Mets add Perez, Hernandez; lose Sanchez to injury

NEW YORK -- After stellar setup man Duaner Sanchez dislocated his pitching shoulder in a taxi accident, the New York Mets quickly replenished their staff Monday by acquiring Roberto Hernandez and Oliver Perez from the Pittsburgh Pirates for outfielder Xavier Nady.

Sanchez was riding in a cab that got into an accident near the team's hotel in Florida on Sunday night, the Mets said. He flew back to New York on Monday and was being treated at a hospital.

The Mets expect to learn in about a week whether Sanchez will need surgery.

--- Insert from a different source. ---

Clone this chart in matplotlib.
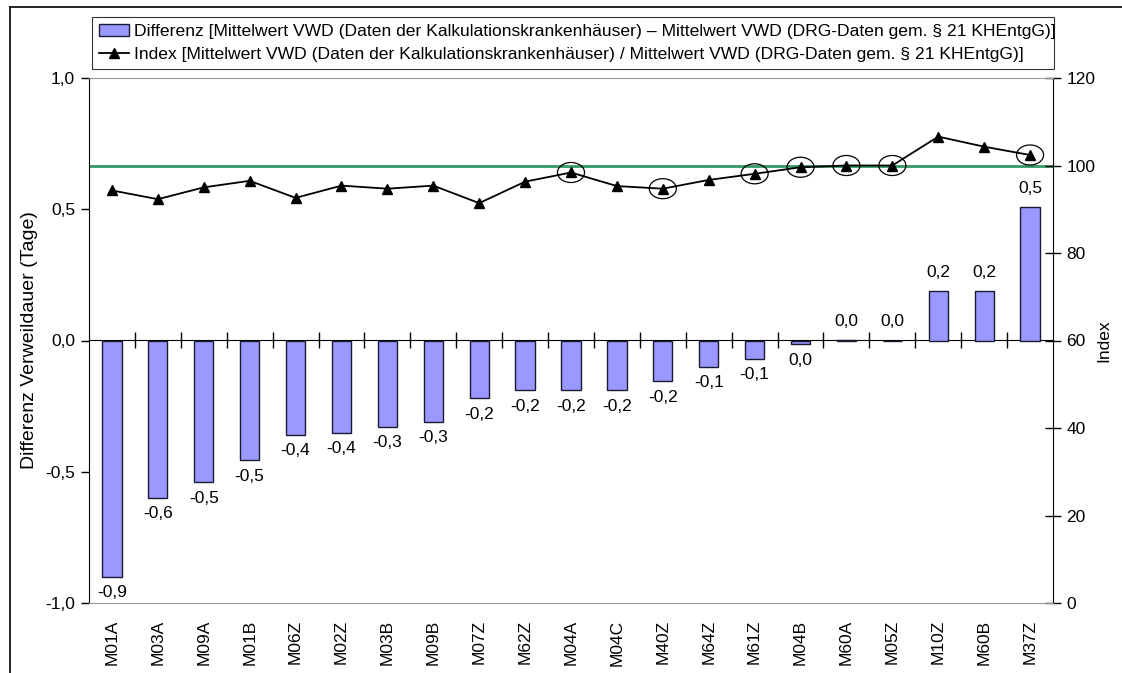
#!/usr/bin/env python3

import matplotlib
matplotlib.use('Agg')
import matplotlib.pyplot as plt
from matplotlib.path import Path
from matplotlib.transforms import Affine2D
from matplotlib.ticker import FuncFormatter, NullFormatter
from matplotlib.lines import Line2D

# DRG codes, sorted by difference
drgs = ['M01A', 'M03A', 'M09A', 'M01B', 'M06Z', 'M02Z', 'M03B', 'M09B', 'M07Z',
        'M62Z', 'M04A', 'M04C', 'M40Z', 'M64Z', 'M61Z', 'M04B', 'M60A', 'M05Z',
        'M10Z', 'M60B', 'M37Z']

# difference of mean length of stay (days)
diff = [-0.90, -0.60, -0.54, -0.456, -0.36, -0.353, -0.33, -0.31, -0.22,
        -0.19, -0.19, -0.19, -0.155, -0.10, -0.07, -0.015, 0.003, 0.0,
        0.19, 0.19, 0.51]

# index (ratio * 100)
index = [94.3, 92.3, 95.0, 96.5, 92.6, 95.4, 94.7, 95.4, 91.4,
         96.3, 98.4, 95.3, 94.7, 96.7, 98.1, 99.6, 100.0, 100.0,
         106.6, 104.3, 102.4]

# points that are circled in the original
circled = ['M04A', 'M40Z', 'M61Z', 'M04B', 'M60A', 'M05Z', 'M37Z']

ref_index = 100

label_diff = ('Differenz [Mittelwert VWD (Daten der Kalkulationskrankenhäuser) – '
              'Mittelwert VWD (DRG-Daten gem. § 21 KHEntgG)]')
label_index = ('Index [Mittelwert VWD (Daten der Kalkulationskrankenhäuser) / '
               'Mittelwert VWD (DRG-Daten gem. § 21 KHEntgG)]')


def comma(v, pos=None):
    s = '%.1f' % v
    if s == '-0.0':
        s = '0.0'
    return s.replace('.', ',')


def main():
    plt.rcParams['font.family'] = ['Liberation Sans', 'DejaVu Sans']
    plt.rcParams['font.size'] = 12.5

    W, H = 1122, 673
    fig = plt.figure(figsize=(W / 100, H / 100), dpi=100)
    ax = fig.add_axes([89 / W, 1 - 603 / H, (1053 - 89) / W, (603 - 78) / H])
    ax2 = ax.twinx()
    ax.set_zorder(ax2.get_zorder() + 1)
    ax.patch.set_visible(False)

    x = list(range(len(drgs)))
    ax.bar(x, diff, width=0.42, color='#9999ff', edgecolor='#1a1a33',
           linewidth=1.0, zorder=3)

    for xi, v in zip(x, diff):
        if v < 0:
            ax.annotate(comma(v), (xi, v), xytext=(0, -6), textcoords='offset points',
                        ha='center', va='top')
        else:
            ax.annotate(comma(v), (xi, v), xytext=(0, 8), textcoords='offset points',
                        ha='center', va='bottom')

    ax.set_xlim(-0.5, len(drgs) - 0.5)
    ax.set_ylim(-1.0, 1.0)
    ax.set_yticks([-1.0, -0.5, 0.0, 0.5, 1.0])
    ax.yaxis.set_major_formatter(FuncFormatter(comma))
    ax.set_xticks(x)
    ax.set_xticklabels(drgs, rotation=90)
    ax.tick_params(axis='x', length=0, pad=12)
    ax.tick_params(axis='y', direction='out', length=6, width=1, pad=4)
    ax.set_ylabel('Differenz Verweildauer (Tage)', fontsize=14, labelpad=5)
    for s in ['top', 'bottom']:
        ax.spines[s].set_color('#999999')
    ax.spines['left'].set_color('black')
    ax.spines['right'].set_visible(False)

    # zero line with category separators
    zero = ax.secondary_xaxis(0.5)
    zero.spines['bottom'].set_color('#888888')
    zero.set_xticks([i + 0.5 for i in x[:-1]])
    zero.xaxis.set_major_formatter(NullFormatter())
    zero.tick_params(direction='inout', length=11, width=1)

    # index line on right axis
    ax2.set_ylim(0, 120)
    ax2.set_yticks(range(0, 121, 20))
    ax2.tick_params(axis='y', direction='inout', length=11, width=1, pad=4)
    ax2.set_ylabel('Index', labelpad=1)
    ax2.spines['right'].set_color('black')
    for s in ['top', 'bottom', 'left']:
        ax2.spines[s].set_visible(False)

    ax2.axhline(ref_index, color='#339966', linewidth=2.0, zorder=1)
    ax.plot(x, [(v - 60) / 60 for v in index], color='black', linewidth=1.3,
            marker='^', markersize=7, zorder=5)

    ellipse = Path.unit_circle().transformed(Affine2D().scale(1.35, 1.0))
    cx = [drgs.index(d) for d in circled]
    cy = [(index[i] - 60) / 60 for i in cx]
    ax.scatter(cx, cy, s=27 ** 2 * 0.52, marker=ellipse, facecolors='none',
               edgecolors='black', linewidths=0.9, zorder=6)

    handles = [
        plt.Rectangle((0, 0), 1, 1, facecolor='#9999ff', edgecolor='#1a1a33', linewidth=1.0),
        Line2D([], [], color='black', linewidth=1.3, marker='^', markersize=7),
    ]
    leg = fig.legend(handles, [label_diff, label_index], loc='lower left',
                     bbox_to_anchor=(92 / W, 1 - 69 / H, (1054 - 92) / W, (69 - 13) / H),
                     mode='expand', fancybox=False, frameon=True, fontsize=12.6,
                     handlelength=1.7, handletextpad=0.3, borderaxespad=0,
                     labelspacing=0.45, borderpad=0.4)
    leg.get_frame().set_edgecolor('black')
    leg.get_frame().set_linewidth(0.8)

    # outer frame (left and top only visible)
    fig.add_artist(Line2D([10 / W, 10 / W], [0, 1 - 7 / H], transform=fig.transFigure,
                          color='black', linewidth=1.2))
    fig.add_artist(Line2D([10 / W, 1], [1 - 7 / H, 1 - 7 / H], transform=fig.transFigure,
                          color='black', linewidth=1.2))

    fig.savefig('out.png', dpi=100)


if __name__ == '__main__':
    main()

If he does, the right-hander would miss the rest of the season -- potentially a huge blow to the team's World Series hopes.

If not, he could return in September, according to general manager Omar Minaya.

It's the second time in two years a Mets pitcher has been injured in a taxi. Tom Glavine lost two front teeth in an August 2004 accident while going from LaGuardia Airport to nearby Shea Stadium in a cab.

For now, the loss of Sanchez leaves the NL East leaders without one of their best pitchers, so they immediately went looking for another reliever.

They found one just before the non-waiver trade deadline in the 41-year-old Hernandez, who did a solid job as a setup man for the Mets last season before signing with Pittsburgh in December.

"He's done it. We know him, he knows New York," Minaya said. "We're fortunate to get him under the circumstances."

The right-hander is 0-3 with two saves and a 2.93 ERA in 46 relief appearances with the Pirates.

The 24-year-old Perez has fallen off dramatically after a big season in 2004, when he was 12-10 with a 2.98 ERA and 239 strikeouts -- averaging nearly 11 strikeouts per nine innings.

"We gave him up to get what we feel is a very good major-league hitter who can be an important part of our lineup," Pirates general manager Dave Littlefield said. "There were a number of teams interested in Oliver. Sometimes we tend to forget about things quickly, but it was just two years ago that he leads the major leagues in strikeouts per nine innings. We feel Oliver has a bright future, but we have a lot of pitching depth and we were able to use some of it to acquire a good young player."

Nady was batting .264 with 14 homers and 40 RBI in 75 games during his first season with the Mets. He was acquired last offseason from San Diego in a deal for outfielder Mike Cameron.

Nady missed about a month this season following an appendectomy.

The Mets will assign Perez to Triple-A Norfolk and recall prized prospect Lastings Milledge from the Tides to share playing time in right field with Endy Chavez.

Called up when Nady was sidelined, Milledge batted .233 with three homers and 12 RBI during an up-and-down month in the majors earlier this season.

"This kid likes the challenge. I have a feeling he will step up," Minaya said.

The Mets, scheduled to open a three-game series in Florida against the Marlins on Tuesday, have a 14-game lead over second-place Philadelphia in the NL East.

But suddenly, they have a different look, too.

"I think we're going to run more," Minaya said. "We're probably going to be able to cover more range in the outfield, which is going to make our pitching better."

Sanchez has been a key member of New York's outstanding bullpen, going 5-1 with a 2.60 ERA in 49 games. He was acquired in a trade with the Los Angeles Dodgers last offseason.

Aaron Heilman could assume Sanchez's role as the primary setup man for closer Billy Wagner.

"I really expect Aaron Heilman to step up and do a better job than he's been doing," Minaya said.

Perez reported to spring training last season with the Pirates in poor shape and never did get straightened out. He went 7-5 with a 5.85 ERA and 97 strikeouts.

The left-hander was 2-10 with a 6.63 ERA in 15 starts for Pittsburgh this season before being optioned to Triple-A Indianapolis on June 29. In six minor-league starts, he was 1-3 with a 5.63 ERA.

Each of the Pirates' last two pitching coaches, Spin Williams (2005) and Jim Colbert (2006), has had trouble getting Perez to develop a consistent delivery.

He releases pitches from all angles and arm slots, and that leads to big variations in his velocity. He was regularly in the 97 mph range in 2004 but now often drops into the high 80s.

"He has some upside," Minaya said. "We think Perez has some potential to be turned around."